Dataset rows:
__________

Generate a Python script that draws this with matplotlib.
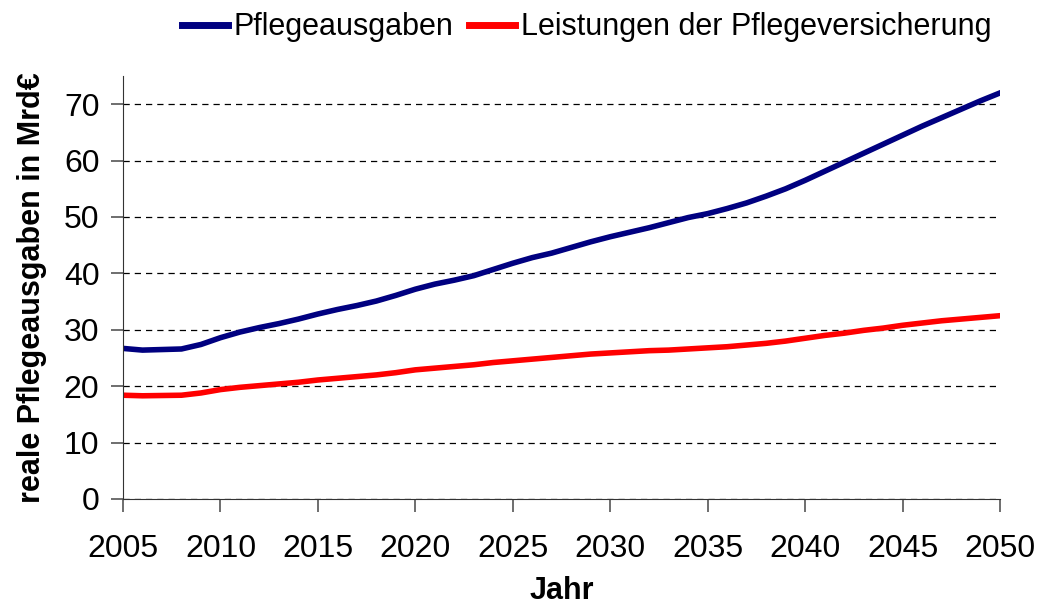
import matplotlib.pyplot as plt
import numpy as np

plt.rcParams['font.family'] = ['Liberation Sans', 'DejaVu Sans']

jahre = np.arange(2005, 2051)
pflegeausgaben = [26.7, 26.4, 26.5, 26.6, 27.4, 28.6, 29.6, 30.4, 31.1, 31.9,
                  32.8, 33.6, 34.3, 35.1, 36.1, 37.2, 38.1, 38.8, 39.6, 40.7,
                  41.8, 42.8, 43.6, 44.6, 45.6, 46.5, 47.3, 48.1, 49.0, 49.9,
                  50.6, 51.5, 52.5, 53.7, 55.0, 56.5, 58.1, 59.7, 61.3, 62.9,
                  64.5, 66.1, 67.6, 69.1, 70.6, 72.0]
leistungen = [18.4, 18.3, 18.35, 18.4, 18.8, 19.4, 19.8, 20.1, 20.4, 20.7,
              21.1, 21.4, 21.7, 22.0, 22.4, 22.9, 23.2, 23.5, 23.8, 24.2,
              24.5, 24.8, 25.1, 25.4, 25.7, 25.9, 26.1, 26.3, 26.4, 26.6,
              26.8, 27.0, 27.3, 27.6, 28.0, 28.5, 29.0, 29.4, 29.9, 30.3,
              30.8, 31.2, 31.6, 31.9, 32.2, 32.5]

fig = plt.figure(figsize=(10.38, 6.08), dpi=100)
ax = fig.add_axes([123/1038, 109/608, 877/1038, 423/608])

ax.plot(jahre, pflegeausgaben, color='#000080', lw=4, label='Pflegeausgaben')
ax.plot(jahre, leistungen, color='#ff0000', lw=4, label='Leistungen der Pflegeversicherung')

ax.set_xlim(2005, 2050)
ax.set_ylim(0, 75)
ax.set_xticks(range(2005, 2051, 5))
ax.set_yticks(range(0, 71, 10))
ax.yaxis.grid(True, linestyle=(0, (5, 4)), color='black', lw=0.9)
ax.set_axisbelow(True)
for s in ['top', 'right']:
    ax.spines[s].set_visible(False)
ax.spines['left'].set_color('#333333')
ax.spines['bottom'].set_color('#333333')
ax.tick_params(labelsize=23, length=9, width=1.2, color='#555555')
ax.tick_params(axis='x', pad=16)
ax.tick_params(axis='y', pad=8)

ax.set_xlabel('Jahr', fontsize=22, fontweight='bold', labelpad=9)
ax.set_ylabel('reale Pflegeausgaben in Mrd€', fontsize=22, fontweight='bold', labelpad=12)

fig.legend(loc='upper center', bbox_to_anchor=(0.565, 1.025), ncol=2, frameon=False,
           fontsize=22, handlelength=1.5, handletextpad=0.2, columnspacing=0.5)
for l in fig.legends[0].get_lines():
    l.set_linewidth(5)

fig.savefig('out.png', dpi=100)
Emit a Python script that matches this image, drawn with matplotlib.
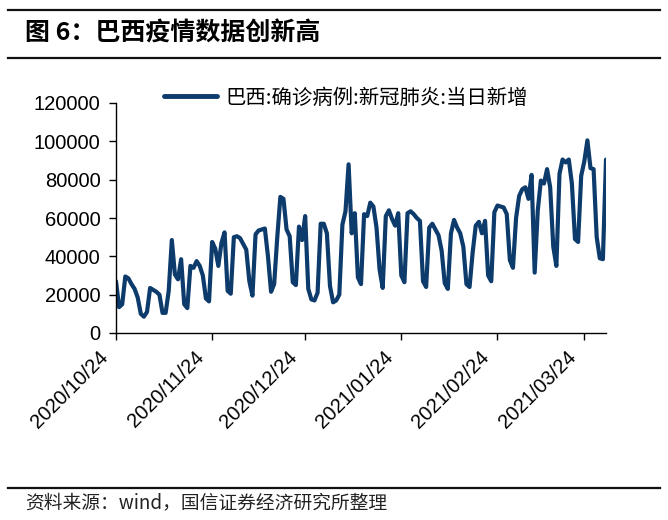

__________

### WHAT TO WORK ON
Copy each line exactly, and leave the pictures out of your copy.

### EXPECTED ANSWER
Generate a Python script that draws this with matplotlib.
import matplotlib.pyplot as plt
import numpy as np

plt.rcParams['font.family'] = ['Liberation Sans', 'DejaVu Sans']

jahre = np.arange(2005, 2051)
pflegeausgaben = [26.7, 26.4, 26.5, 26.6, 27.4, 28.6, 29.6, 30.4, 31.1, 31.9,
                  32.8, 33.6, 34.3, 35.1, 36.1, 37.2, 38.1, 38.8, 39.6, 40.7,
                  41.8, 42.8, 43.6, 44.6, 45.6, 46.5, 47.3, 48.1, 49.0, 49.9,
                  50.6, 51.5, 52.5, 53.7, 55.0, 56.5, 58.1, 59.7, 61.3, 62.9,
                  64.5, 66.1, 67.6, 69.1, 70.6, 72.0]
leistungen = [18.4, 18.3, 18.35, 18.4, 18.8, 19.4, 19.8, 20.1, 20.4, 20.7,
              21.1, 21.4, 21.7, 22.0, 22.4, 22.9, 23.2, 23.5, 23.8, 24.2,
              24.5, 24.8, 25.1, 25.4, 25.7, 25.9, 26.1, 26.3, 26.4, 26.6,
              26.8, 27.0, 27.3, 27.6, 28.0, 28.5, 29.0, 29.4, 29.9, 30.3,
              30.8, 31.2, 31.6, 31.9, 32.2, 32.5]

fig = plt.figure(figsize=(10.38, 6.08), dpi=100)
ax = fig.add_axes([123/1038, 109/608, 877/1038, 423/608])

ax.plot(jahre, pflegeausgaben, color='#000080', lw=4, label='Pflegeausgaben')
ax.plot(jahre, leistungen, color='#ff0000', lw=4, label='Leistungen der Pflegeversicherung')

ax.set_xlim(2005, 2050)
ax.set_ylim(0, 75)
ax.set_xticks(range(2005, 2051, 5))
ax.set_yticks(range(0, 71, 10))
ax.yaxis.grid(True, linestyle=(0, (5, 4)), color='black', lw=0.9)
ax.set_axisbelow(True)
for s in ['top', 'right']:
    ax.spines[s].set_visible(False)
ax.spines['left'].set_color('#333333')
ax.spines['bottom'].set_color('#333333')
ax.tick_params(labelsize=23, length=9, width=1.2, color='#555555')
ax.tick_params(axis='x', pad=16)
ax.tick_params(axis='y', pad=8)

ax.set_xlabel('Jahr', fontsize=22, fontweight='bold', labelpad=9)
ax.set_ylabel('reale Pflegeausgaben in Mrd€', fontsize=22, fontweight='bold', labelpad=12)

fig.legend(loc='upper center', bbox_to_anchor=(0.565, 1.025), ncol=2, frameon=False,
           fontsize=22, handlelength=1.5, handletextpad=0.2, columnspacing=0.5)
for l in fig.legends[0].get_lines():
    l.set_linewidth(5)

fig.savefig('out.png', dpi=100)
Emit a Python script that matches this image, drawn with matplotlib.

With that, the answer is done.